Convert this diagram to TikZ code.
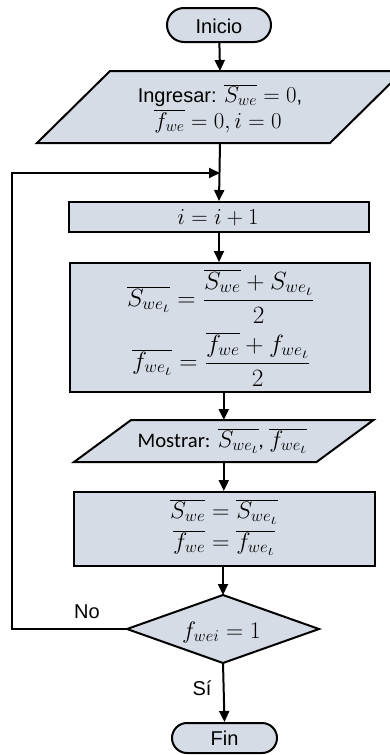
\documentclass[tikz,border=0pt]{standalone}
\usepackage{graphicx}
\usepackage{fontspec}
\setmainfont{Liberation Sans}
\newfontfamily\calib{Carlito}
\usetikzlibrary{arrows.meta,backgrounds}
\definecolor{boxfill}{HTML}{D6DCE5}
\newcommand\mth[3][1.15]{\scalebox{#1}[#2]{$#3$}}
\newcommand\subi{{\scriptstyle\iota}}
\begin{document}
\begin{tikzpicture}[x=1pt,y=-1pt, line width=2pt,
  shp/.style={draw=black, fill=boxfill, line width=2pt, line join=miter, inner sep=0pt},
  box/.style={inner sep=0pt},
  txt/.style={font=\fontsize{20}{26}\selectfont, inner sep=0pt, anchor=base},
  arr/.style={line width=2pt, -{Triangle[length=11pt,width=10pt]}},
  lbl/.style={font=\fontsize{20}{24}\selectfont, inner sep=0pt, anchor=base}]
\useasboundingbox (0,0) rectangle (390,755);
% shapes
\node[shp, rounded corners=17pt, minimum width=104pt, minimum height=34pt] (start) at (219,25) {};
\node[box, minimum width=291pt, minimum height=70pt] (ing) at (220,107) {};
\node[shp, minimum width=300pt, minimum height=30pt] (inc) at (219,217) {};
\node[shp, minimum width=300pt, minimum height=129pt] (calc) at (220,327.5) {};
\node[box, minimum width=240.5pt, minimum height=40pt] (show) at (223.8,441) {};
\node[shp, minimum width=301pt, minimum height=74pt] (upd) at (224.5,529) {};
\node[box, minimum width=190pt, minimum height=66pt] (dec) at (223,629) {};
\node[shp, rounded corners=15pt, minimum width=105pt, minimum height=30pt] (fin) at (224.5,738) {};
\begin{scope}[on background layer]
  \draw[shp] ([xshift=36.5pt]ing.north west) -- ([xshift=36.5pt]ing.north east)
    -- ([xshift=-36.5pt]ing.south east) -- ([xshift=-36.5pt]ing.south west) -- cycle;
  \draw[shp] ([xshift=28.5pt]show.north west) -- ([xshift=28.5pt]show.north east)
    -- ([xshift=-28.5pt]show.south east) -- ([xshift=-28.5pt]show.south west) -- cycle;
  \draw[shp] (dec.west) -- (dec.north) -- (dec.east) -- (dec.south) -- cycle;
\end{scope}
% texts
\node[txt] (tstart) at (219,33) {Inicio};
\node[txt] (ting1) at (220,102) {Ingresar: \mth[1.1]{1.1}{\overline{S_{we}} = 0},};
\node[txt] (ting2) at (218,128) {\mth[1.1]{1.1}{\overline{f_{we}} = 0, i = 0}};
\node[txt] (tinc) at (218,224) {\mth[1.1]{1.1}{i = i + 1}};
\node[txt] (tcalc1) at (221,306) {\mth[1.22]{1.2}{\displaystyle \overline{S_{we_\subi}} = \frac{\overline{S_{we}} + S_{we_\subi}}{2}}};
\node[txt] (tcalc2) at (221.5,369) {\mth[1.22]{1.2}{\displaystyle \overline{f_{we_\subi}} = \frac{\overline{f_{we}} + f_{we_\subi}}{2}}};
\node[txt] (tshow) at (222.5,447) {{\calib\fontsize{20.7}{24}\selectfont Mostrar:} \mth[1.15]{1.15}{\overline{S_{we_\subi}}}{\calib\fontsize{20.7}{24}\selectfont ,} \mth[1.15]{1.15}{\overline{f_{we_\subi}}}};
\node[txt] (tupd1) at (224,518) {\mth[1.17]{1.15}{\overline{S_{we}} = \overline{S_{we_\subi}}}};
\node[txt] (tupd2) at (224,549) {\mth[1.17]{1.15}{\overline{f_{we}} = \overline{f_{we_\subi}}}};
\node[txt] (tdec) at (221.5,638) {\mth[1.15]{1.15}{f_{wei} = 1}};
\node[txt] (tfin) at (224.5,745) {Fin};
% connectors
\coordinate (join) at (220,173);
\coordinate (lx) at (12,173);
\draw[arr] (start) -- (ing.north);
\draw[arr] (ing.south) -- (inc.north);
\draw[arr] (inc.south) -- (inc.south |- calc.north);
\draw[arr] (show.north |- calc.south) -- (show.north);
\draw[arr] (show.south) -- (show.south |- upd.north);
\draw[arr] (dec.north |- upd.south) -- (dec.north);
\draw[arr] (dec.south) -- (fin.north);
\draw[arr] (dec.west) -| (lx) -- (join);
% labels
\node[lbl] (no) at (87,618) {No};
\node[lbl] (si) at (202,695) {Sí};
\end{tikzpicture}
\end{document}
· · · · ·
Each line of the data is to be duplicated exactly; pictures stay out of the copy.

Convert this diagram to TikZ code.
\documentclass[tikz,border=0pt]{standalone}
\usepackage{graphicx}
\usepackage{fontspec}
\setmainfont{Liberation Sans}
\newfontfamily\calib{Carlito}
\usetikzlibrary{arrows.meta,backgrounds}
\definecolor{boxfill}{HTML}{D6DCE5}
\newcommand\mth[3][1.15]{\scalebox{#1}[#2]{$#3$}}
\newcommand\subi{{\scriptstyle\iota}}
\begin{document}
\begin{tikzpicture}[x=1pt,y=-1pt, line width=2pt,
  shp/.style={draw=black, fill=boxfill, line width=2pt, line join=miter, inner sep=0pt},
  box/.style={inner sep=0pt},
  txt/.style={font=\fontsize{20}{26}\selectfont, inner sep=0pt, anchor=base},
  arr/.style={line width=2pt, -{Triangle[length=11pt,width=10pt]}},
  lbl/.style={font=\fontsize{20}{24}\selectfont, inner sep=0pt, anchor=base}]
\useasboundingbox (0,0) rectangle (390,755);
% shapes
\node[shp, rounded corners=17pt, minimum width=104pt, minimum height=34pt] (start) at (219,25) {};
\node[box, minimum width=291pt, minimum height=70pt] (ing) at (220,107) {};
\node[shp, minimum width=300pt, minimum height=30pt] (inc) at (219,217) {};
\node[shp, minimum width=300pt, minimum height=129pt] (calc) at (220,327.5) {};
\node[box, minimum width=240.5pt, minimum height=40pt] (show) at (223.8,441) {};
\node[shp, minimum width=301pt, minimum height=74pt] (upd) at (224.5,529) {};
\node[box, minimum width=190pt, minimum height=66pt] (dec) at (223,629) {};
\node[shp, rounded corners=15pt, minimum width=105pt, minimum height=30pt] (fin) at (224.5,738) {};
\begin{scope}[on background layer]
  \draw[shp] ([xshift=36.5pt]ing.north west) -- ([xshift=36.5pt]ing.north east)
    -- ([xshift=-36.5pt]ing.south east) -- ([xshift=-36.5pt]ing.south west) -- cycle;
  \draw[shp] ([xshift=28.5pt]show.north west) -- ([xshift=28.5pt]show.north east)
    -- ([xshift=-28.5pt]show.south east) -- ([xshift=-28.5pt]show.south west) -- cycle;
  \draw[shp] (dec.west) -- (dec.north) -- (dec.east) -- (dec.south) -- cycle;
\end{scope}
% texts
\node[txt] (tstart) at (219,33) {Inicio};
\node[txt] (ting1) at (220,102) {Ingresar: \mth[1.1]{1.1}{\overline{S_{we}} = 0},};
\node[txt] (ting2) at (218,128) {\mth[1.1]{1.1}{\overline{f_{we}} = 0, i = 0}};
\node[txt] (tinc) at (218,224) {\mth[1.1]{1.1}{i = i + 1}};
\node[txt] (tcalc1) at (221,306) {\mth[1.22]{1.2}{\displaystyle \overline{S_{we_\subi}} = \frac{\overline{S_{we}} + S_{we_\subi}}{2}}};
\node[txt] (tcalc2) at (221.5,369) {\mth[1.22]{1.2}{\displaystyle \overline{f_{we_\subi}} = \frac{\overline{f_{we}} + f_{we_\subi}}{2}}};
\node[txt] (tshow) at (222.5,447) {{\calib\fontsize{20.7}{24}\selectfont Mostrar:} \mth[1.15]{1.15}{\overline{S_{we_\subi}}}{\calib\fontsize{20.7}{24}\selectfont ,} \mth[1.15]{1.15}{\overline{f_{we_\subi}}}};
\node[txt] (tupd1) at (224,518) {\mth[1.17]{1.15}{\overline{S_{we}} = \overline{S_{we_\subi}}}};
\node[txt] (tupd2) at (224,549) {\mth[1.17]{1.15}{\overline{f_{we}} = \overline{f_{we_\subi}}}};
\node[txt] (tdec) at (221.5,638) {\mth[1.15]{1.15}{f_{wei} = 1}};
\node[txt] (tfin) at (224.5,745) {Fin};
% connectors
\coordinate (join) at (220,173);
\coordinate (lx) at (12,173);
\draw[arr] (start) -- (ing.north);
\draw[arr] (ing.south) -- (inc.north);
\draw[arr] (inc.south) -- (inc.south |- calc.north);
\draw[arr] (show.north |- calc.south) -- (show.north);
\draw[arr] (show.south) -- (show.south |- upd.north);
\draw[arr] (dec.north |- upd.south) -- (dec.north);
\draw[arr] (dec.south) -- (fin.north);
\draw[arr] (dec.west) -| (lx) -- (join);
% labels
\node[lbl] (no) at (87,618) {No};
\node[lbl] (si) at (202,695) {Sí};
\end{tikzpicture}
\end{document}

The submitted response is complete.